Russia raids homes of Crimean Tatars, detains at least 20

Photo courtesy of Emil Kurbedinov (via Facebook).

Russian authorities in annexed Crimea on Wednesday raided the homes of Crimean Tatars and detained at least 20 people suspected of belonging to a banned group ahead of this week's presidential vote in Ukraine.

Supporters decried the latest act of "intimidation" against the ethnic group, most of whom oppose Russia's occupation, saying Wednesday's raids were some of the largest in recent years.

Most Crimean Tatars have refused to renounce their Ukrainian citizenship and some are planning to vote in the first round of Ukraine's presidential election Sunday.

In a statement, Russia's Federal Security Service (FSB) said it had searched the homes of suspected members of the Hizb-ut-Tahrir (Party of Liberation) group.

"Twenty of its rank-and-file members and leaders have been detained," the FSB said after conducting raids together with police and other law enforcement agencies.

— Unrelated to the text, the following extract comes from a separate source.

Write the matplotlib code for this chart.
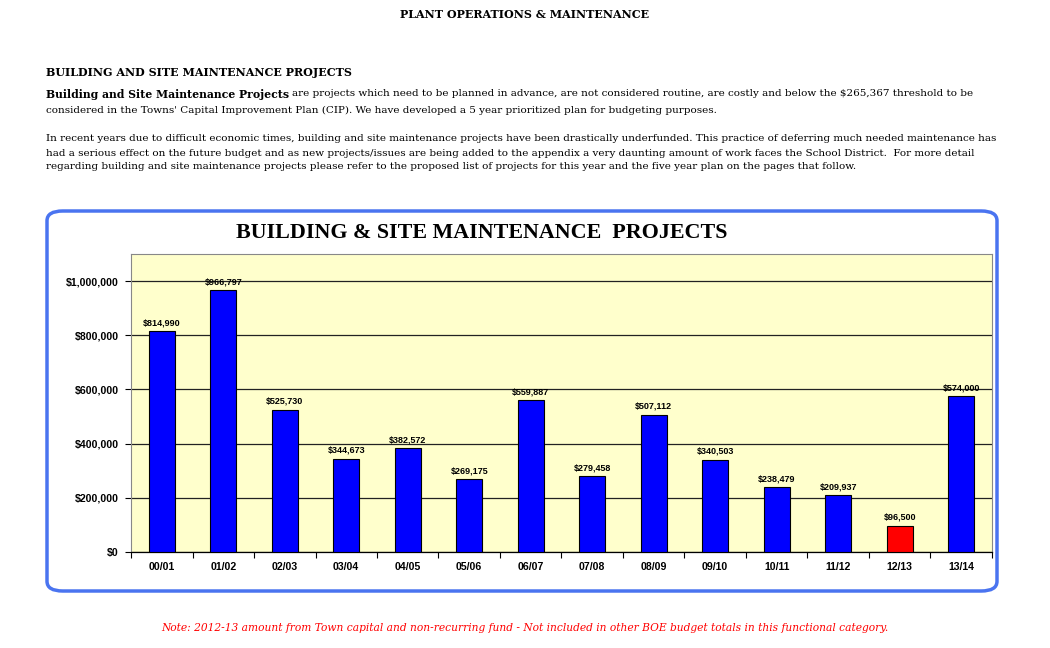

The FSB said the alleged members of the organisation had sought to promote "an ideology based on terrorism" and recruit other Crimean Tatars. The security service claimed it had seized materials proving their links to the banned group.

Lawyer Emil Kurbedinov said 23 people had been detained in large-scale raids that involved hundreds of FSB officers and other law enforcement agents.

"This is one of the largest acts of intimidation in Crimea in the last five years," Kurbedinov told French Press Agency (AFP).

He said those detained included activists who fought for the rights of "Crimean political prisoners."

Another lawyer, Nikolai Polozov, said at least 25 homes across the peninsula had been raided, adding that defense attorneys had not been allowed to oversee the searches.

Crimean Tatars are a Muslim community indigenous to the Black Sea peninsula.

Under Joseph Stalin's rule, they were sent into exile to Uzbekistan and the Urals and only returned around the fall of the USSR.

Most Crimean Tatars opposed Moscow's annexation of the peninsula in 2014 and subsequently Russian authorities have cracked down on the community, banning their assembly and television channel as well as detaining and jailing dozens of activists.

Nariman Jelyal, first deputy chairman of the Mejlis, the Crimean Tatars' banned assembly, linked the latest raids to the upcoming Ukrainian presidential elections, along with other factors.

He called the raids "the start of the mass deportation of the Crimean Tatars into Russian prisons."